▶ Collected data
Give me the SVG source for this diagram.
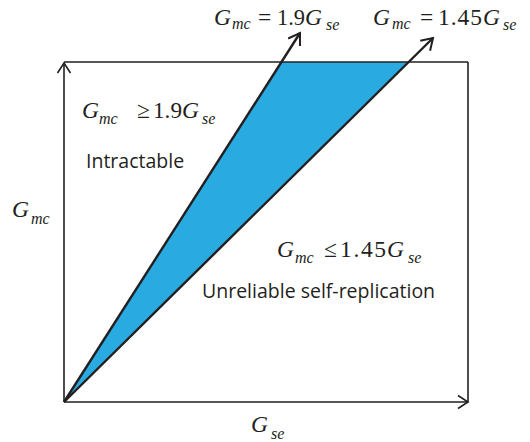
<svg xmlns="http://www.w3.org/2000/svg" width="530" height="442" viewBox="0 0 530 442">
<defs>
<style>
.m{font-family:"Liberation Serif","Times New Roman",serif;font-size:23.5px;fill:#231f20}
.i{font-style:italic}
.s{font-family:"Liberation Serif","Times New Roman",serif;font-style:italic;font-size:16px;fill:#231f20}
.t{font-family:"Open Sans","Noto Sans",sans-serif;font-size:19.5px;fill:#231f20}
.ax{stroke:#231f20;stroke-width:1.6;fill:none}
.dg{stroke:#231f20;stroke-width:2.4;fill:none}
</style>
<marker id="arr" viewBox="-12 -8 14 16" markerWidth="14" markerHeight="16" refX="0" refY="0" orient="auto" markerUnits="userSpaceOnUse">
<path d="M-10,-6.5 L0,0 L-10,6.5" fill="none" stroke="#231f20" stroke-width="1.6"/>
</marker>
<marker id="arr2" viewBox="-12 -8 14 16" markerWidth="14" markerHeight="16" refX="0" refY="0" orient="auto" markerUnits="userSpaceOnUse">
<path d="M-11,-7 L0,0 L-11,7" fill="none" stroke="#231f20" stroke-width="2"/>
</marker>
</defs>
<rect width="530" height="442" fill="#fff"/>
<g id="region">
<polygon points="64,402 281.5,62 408,62" fill="#29abe2"/>
</g>
<g id="connectors">
<line class="ax" x1="64" y1="62" x2="468" y2="62"/>
<line class="ax" x1="468" y1="62" x2="468" y2="402"/>
<line class="ax" x1="64" y1="402" x2="64" y2="63" marker-end="url(#arr)"/>
<line class="ax" x1="64" y1="402" x2="468" y2="402" marker-end="url(#arr)"/>
<line class="dg" x1="64" y1="402" x2="300" y2="33" marker-end="url(#arr2)"/>
<line class="dg" x1="64" y1="402" x2="433" y2="38" marker-end="url(#arr2)"/>
</g>
<g id="label-line1">
<text class="m i" x="214" y="25">G</text><text class="s" x="232" y="29">mc</text>
<text class="m" x="258" y="25">=</text><text class="m" x="277" y="25" textLength="28" lengthAdjust="spacingAndGlyphs">1.9</text>
<text class="m i" x="305" y="25">G</text><text class="s" x="326" y="30">se</text>
</g>
<g id="label-line2">
<text class="m i" x="373" y="25">G</text><text class="s" x="392" y="29">mc</text>
<text class="m" x="420" y="25">=</text><text class="m" x="438" y="25" textLength="44" lengthAdjust="spacing">1.45</text>
<text class="m i" x="483" y="25">G</text><text class="s" x="503" y="30">se</text>
</g>
<g id="intractable">
<text class="m i" x="82" y="118">G</text><text class="s" x="99" y="124">mc</text>
<text class="m" x="137" y="118">≥</text><text class="m" x="153" y="118" textLength="29" lengthAdjust="spacingAndGlyphs">1.9</text>
<text class="m i" x="182" y="118">G</text><text class="s" x="202" y="124">se</text>
<text class="t" x="86" y="168">Intractable</text>
</g>
<g id="unreliable">
<text class="m i" x="277" y="257">G</text><text class="s" x="295" y="263">mc</text>
<text class="m" x="324" y="257">≤</text><text class="m" x="340" y="257" textLength="46" lengthAdjust="spacing">1.45</text>
<text class="m i" x="387" y="257">G</text><text class="s" x="408" y="263">se</text>
<text class="t" x="202" y="298">Unreliable self-replication</text>
</g>
<g id="axis-labels">
<text class="m i" x="12" y="217">G</text><text class="s" x="31" y="224">mc</text>
<text class="m i" x="251" y="432">G</text><text class="s" x="271" y="439">se</text>
</g>
</svg>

▶ Written task
Write out the material above once more, exactly as it reads, with no pictures.

▶ Correct response
Give me the SVG source for this diagram.
<svg xmlns="http://www.w3.org/2000/svg" width="530" height="442" viewBox="0 0 530 442">
<defs>
<style>
.m{font-family:"Liberation Serif","Times New Roman",serif;font-size:23.5px;fill:#231f20}
.i{font-style:italic}
.s{font-family:"Liberation Serif","Times New Roman",serif;font-style:italic;font-size:16px;fill:#231f20}
.t{font-family:"Open Sans","Noto Sans",sans-serif;font-size:19.5px;fill:#231f20}
.ax{stroke:#231f20;stroke-width:1.6;fill:none}
.dg{stroke:#231f20;stroke-width:2.4;fill:none}
</style>
<marker id="arr" viewBox="-12 -8 14 16" markerWidth="14" markerHeight="16" refX="0" refY="0" orient="auto" markerUnits="userSpaceOnUse">
<path d="M-10,-6.5 L0,0 L-10,6.5" fill="none" stroke="#231f20" stroke-width="1.6"/>
</marker>
<marker id="arr2" viewBox="-12 -8 14 16" markerWidth="14" markerHeight="16" refX="0" refY="0" orient="auto" markerUnits="userSpaceOnUse">
<path d="M-11,-7 L0,0 L-11,7" fill="none" stroke="#231f20" stroke-width="2"/>
</marker>
</defs>
<rect width="530" height="442" fill="#fff"/>
<g id="region">
<polygon points="64,402 281.5,62 408,62" fill="#29abe2"/>
</g>
<g id="connectors">
<line class="ax" x1="64" y1="62" x2="468" y2="62"/>
<line class="ax" x1="468" y1="62" x2="468" y2="402"/>
<line class="ax" x1="64" y1="402" x2="64" y2="63" marker-end="url(#arr)"/>
<line class="ax" x1="64" y1="402" x2="468" y2="402" marker-end="url(#arr)"/>
<line class="dg" x1="64" y1="402" x2="300" y2="33" marker-end="url(#arr2)"/>
<line class="dg" x1="64" y1="402" x2="433" y2="38" marker-end="url(#arr2)"/>
</g>
<g id="label-line1">
<text class="m i" x="214" y="25">G</text><text class="s" x="232" y="29">mc</text>
<text class="m" x="258" y="25">=</text><text class="m" x="277" y="25" textLength="28" lengthAdjust="spacingAndGlyphs">1.9</text>
<text class="m i" x="305" y="25">G</text><text class="s" x="326" y="30">se</text>
</g>
<g id="label-line2">
<text class="m i" x="373" y="25">G</text><text class="s" x="392" y="29">mc</text>
<text class="m" x="420" y="25">=</text><text class="m" x="438" y="25" textLength="44" lengthAdjust="spacing">1.45</text>
<text class="m i" x="483" y="25">G</text><text class="s" x="503" y="30">se</text>
</g>
<g id="intractable">
<text class="m i" x="82" y="118">G</text><text class="s" x="99" y="124">mc</text>
<text class="m" x="137" y="118">≥</text><text class="m" x="153" y="118" textLength="29" lengthAdjust="spacingAndGlyphs">1.9</text>
<text class="m i" x="182" y="118">G</text><text class="s" x="202" y="124">se</text>
<text class="t" x="86" y="168">Intractable</text>
</g>
<g id="unreliable">
<text class="m i" x="277" y="257">G</text><text class="s" x="295" y="263">mc</text>
<text class="m" x="324" y="257">≤</text><text class="m" x="340" y="257" textLength="46" lengthAdjust="spacing">1.45</text>
<text class="m i" x="387" y="257">G</text><text class="s" x="408" y="263">se</text>
<text class="t" x="202" y="298">Unreliable self-replication</text>
</g>
<g id="axis-labels">
<text class="m i" x="12" y="217">G</text><text class="s" x="31" y="224">mc</text>
<text class="m i" x="251" y="432">G</text><text class="s" x="271" y="439">se</text>
</g>
</svg>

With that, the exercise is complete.